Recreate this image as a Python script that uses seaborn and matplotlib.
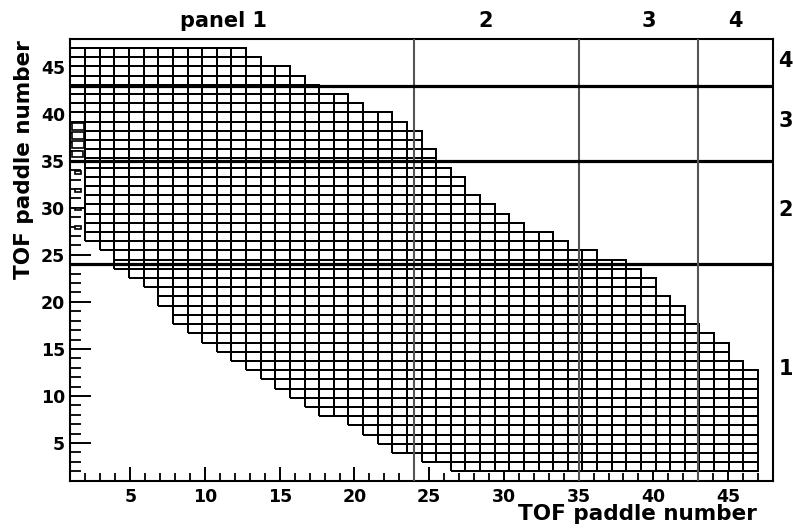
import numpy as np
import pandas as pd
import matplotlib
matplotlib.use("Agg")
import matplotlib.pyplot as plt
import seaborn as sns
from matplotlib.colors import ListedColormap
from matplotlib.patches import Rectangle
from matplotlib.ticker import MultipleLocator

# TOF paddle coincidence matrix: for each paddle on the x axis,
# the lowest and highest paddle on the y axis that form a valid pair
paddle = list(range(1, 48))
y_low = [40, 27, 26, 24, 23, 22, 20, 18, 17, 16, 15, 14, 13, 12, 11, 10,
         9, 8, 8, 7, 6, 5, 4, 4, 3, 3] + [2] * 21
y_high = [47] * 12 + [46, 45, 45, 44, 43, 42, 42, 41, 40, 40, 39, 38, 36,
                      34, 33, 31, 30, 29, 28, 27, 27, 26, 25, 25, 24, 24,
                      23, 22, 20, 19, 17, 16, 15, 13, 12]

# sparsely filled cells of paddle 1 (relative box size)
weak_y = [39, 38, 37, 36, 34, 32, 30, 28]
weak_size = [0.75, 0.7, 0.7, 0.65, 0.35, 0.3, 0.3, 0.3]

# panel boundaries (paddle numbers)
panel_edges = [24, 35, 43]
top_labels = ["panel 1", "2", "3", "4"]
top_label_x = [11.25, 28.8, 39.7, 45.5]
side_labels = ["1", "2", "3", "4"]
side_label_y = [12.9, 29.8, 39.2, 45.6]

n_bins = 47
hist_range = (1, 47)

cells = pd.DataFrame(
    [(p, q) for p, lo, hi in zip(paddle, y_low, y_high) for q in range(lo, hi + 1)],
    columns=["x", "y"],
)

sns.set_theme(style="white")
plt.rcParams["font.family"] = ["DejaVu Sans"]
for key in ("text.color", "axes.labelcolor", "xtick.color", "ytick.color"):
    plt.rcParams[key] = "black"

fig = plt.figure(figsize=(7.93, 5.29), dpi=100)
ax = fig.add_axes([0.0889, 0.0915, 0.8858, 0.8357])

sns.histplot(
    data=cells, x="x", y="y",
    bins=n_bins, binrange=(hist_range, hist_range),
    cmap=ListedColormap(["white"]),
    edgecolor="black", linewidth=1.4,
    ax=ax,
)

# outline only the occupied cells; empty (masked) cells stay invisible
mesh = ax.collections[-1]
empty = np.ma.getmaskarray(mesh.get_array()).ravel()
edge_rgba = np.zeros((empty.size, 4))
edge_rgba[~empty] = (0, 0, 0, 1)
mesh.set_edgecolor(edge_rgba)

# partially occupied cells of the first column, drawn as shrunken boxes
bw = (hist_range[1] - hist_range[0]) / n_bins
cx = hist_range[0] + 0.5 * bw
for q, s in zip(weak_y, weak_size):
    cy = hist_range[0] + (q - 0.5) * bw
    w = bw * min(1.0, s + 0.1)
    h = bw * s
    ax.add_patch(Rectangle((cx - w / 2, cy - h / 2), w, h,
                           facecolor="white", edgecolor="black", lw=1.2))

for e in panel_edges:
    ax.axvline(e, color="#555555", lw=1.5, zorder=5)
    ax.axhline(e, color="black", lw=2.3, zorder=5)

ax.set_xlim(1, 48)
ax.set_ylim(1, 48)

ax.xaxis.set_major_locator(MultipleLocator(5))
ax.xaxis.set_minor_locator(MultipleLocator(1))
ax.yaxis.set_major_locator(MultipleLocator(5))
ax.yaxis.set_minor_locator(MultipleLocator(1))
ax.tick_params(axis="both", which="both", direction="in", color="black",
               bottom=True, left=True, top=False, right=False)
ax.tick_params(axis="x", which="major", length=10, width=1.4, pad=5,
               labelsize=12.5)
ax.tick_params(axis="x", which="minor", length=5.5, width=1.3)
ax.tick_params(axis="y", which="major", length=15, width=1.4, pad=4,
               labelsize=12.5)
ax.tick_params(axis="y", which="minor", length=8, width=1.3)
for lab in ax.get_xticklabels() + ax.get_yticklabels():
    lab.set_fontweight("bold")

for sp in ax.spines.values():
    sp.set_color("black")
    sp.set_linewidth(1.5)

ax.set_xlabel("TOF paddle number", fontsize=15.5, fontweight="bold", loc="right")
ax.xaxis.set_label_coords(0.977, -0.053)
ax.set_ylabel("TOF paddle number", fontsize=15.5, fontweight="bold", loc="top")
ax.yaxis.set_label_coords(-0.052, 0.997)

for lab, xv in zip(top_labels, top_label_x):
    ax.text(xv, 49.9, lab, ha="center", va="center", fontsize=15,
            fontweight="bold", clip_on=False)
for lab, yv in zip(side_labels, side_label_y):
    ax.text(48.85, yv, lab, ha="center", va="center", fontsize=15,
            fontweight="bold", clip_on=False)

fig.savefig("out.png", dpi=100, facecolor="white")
● ● ● ● ●
# REQUEST
Leave out the pictures and retype every line above exactly.

# SOLVED EXERCISE
Recreate this image as a Python script that uses seaborn and matplotlib.
import numpy as np
import pandas as pd
import matplotlib
matplotlib.use("Agg")
import matplotlib.pyplot as plt
import seaborn as sns
from matplotlib.colors import ListedColormap
from matplotlib.patches import Rectangle
from matplotlib.ticker import MultipleLocator

# TOF paddle coincidence matrix: for each paddle on the x axis,
# the lowest and highest paddle on the y axis that form a valid pair
paddle = list(range(1, 48))
y_low = [40, 27, 26, 24, 23, 22, 20, 18, 17, 16, 15, 14, 13, 12, 11, 10,
         9, 8, 8, 7, 6, 5, 4, 4, 3, 3] + [2] * 21
y_high = [47] * 12 + [46, 45, 45, 44, 43, 42, 42, 41, 40, 40, 39, 38, 36,
                      34, 33, 31, 30, 29, 28, 27, 27, 26, 25, 25, 24, 24,
                      23, 22, 20, 19, 17, 16, 15, 13, 12]

# sparsely filled cells of paddle 1 (relative box size)
weak_y = [39, 38, 37, 36, 34, 32, 30, 28]
weak_size = [0.75, 0.7, 0.7, 0.65, 0.35, 0.3, 0.3, 0.3]

# panel boundaries (paddle numbers)
panel_edges = [24, 35, 43]
top_labels = ["panel 1", "2", "3", "4"]
top_label_x = [11.25, 28.8, 39.7, 45.5]
side_labels = ["1", "2", "3", "4"]
side_label_y = [12.9, 29.8, 39.2, 45.6]

n_bins = 47
hist_range = (1, 47)

cells = pd.DataFrame(
    [(p, q) for p, lo, hi in zip(paddle, y_low, y_high) for q in range(lo, hi + 1)],
    columns=["x", "y"],
)

sns.set_theme(style="white")
plt.rcParams["font.family"] = ["DejaVu Sans"]
for key in ("text.color", "axes.labelcolor", "xtick.color", "ytick.color"):
    plt.rcParams[key] = "black"

fig = plt.figure(figsize=(7.93, 5.29), dpi=100)
ax = fig.add_axes([0.0889, 0.0915, 0.8858, 0.8357])

sns.histplot(
    data=cells, x="x", y="y",
    bins=n_bins, binrange=(hist_range, hist_range),
    cmap=ListedColormap(["white"]),
    edgecolor="black", linewidth=1.4,
    ax=ax,
)

# outline only the occupied cells; empty (masked) cells stay invisible
mesh = ax.collections[-1]
empty = np.ma.getmaskarray(mesh.get_array()).ravel()
edge_rgba = np.zeros((empty.size, 4))
edge_rgba[~empty] = (0, 0, 0, 1)
mesh.set_edgecolor(edge_rgba)

# partially occupied cells of the first column, drawn as shrunken boxes
bw = (hist_range[1] - hist_range[0]) / n_bins
cx = hist_range[0] + 0.5 * bw
for q, s in zip(weak_y, weak_size):
    cy = hist_range[0] + (q - 0.5) * bw
    w = bw * min(1.0, s + 0.1)
    h = bw * s
    ax.add_patch(Rectangle((cx - w / 2, cy - h / 2), w, h,
                           facecolor="white", edgecolor="black", lw=1.2))

for e in panel_edges:
    ax.axvline(e, color="#555555", lw=1.5, zorder=5)
    ax.axhline(e, color="black", lw=2.3, zorder=5)

ax.set_xlim(1, 48)
ax.set_ylim(1, 48)

ax.xaxis.set_major_locator(MultipleLocator(5))
ax.xaxis.set_minor_locator(MultipleLocator(1))
ax.yaxis.set_major_locator(MultipleLocator(5))
ax.yaxis.set_minor_locator(MultipleLocator(1))
ax.tick_params(axis="both", which="both", direction="in", color="black",
               bottom=True, left=True, top=False, right=False)
ax.tick_params(axis="x", which="major", length=10, width=1.4, pad=5,
               labelsize=12.5)
ax.tick_params(axis="x", which="minor", length=5.5, width=1.3)
ax.tick_params(axis="y", which="major", length=15, width=1.4, pad=4,
               labelsize=12.5)
ax.tick_params(axis="y", which="minor", length=8, width=1.3)
for lab in ax.get_xticklabels() + ax.get_yticklabels():
    lab.set_fontweight("bold")

for sp in ax.spines.values():
    sp.set_color("black")
    sp.set_linewidth(1.5)

ax.set_xlabel("TOF paddle number", fontsize=15.5, fontweight="bold", loc="right")
ax.xaxis.set_label_coords(0.977, -0.053)
ax.set_ylabel("TOF paddle number", fontsize=15.5, fontweight="bold", loc="top")
ax.yaxis.set_label_coords(-0.052, 0.997)

for lab, xv in zip(top_labels, top_label_x):
    ax.text(xv, 49.9, lab, ha="center", va="center", fontsize=15,
            fontweight="bold", clip_on=False)
for lab, yv in zip(side_labels, side_label_y):
    ax.text(48.85, yv, lab, ha="center", va="center", fontsize=15,
            fontweight="bold", clip_on=False)

fig.savefig("out.png", dpi=100, facecolor="white")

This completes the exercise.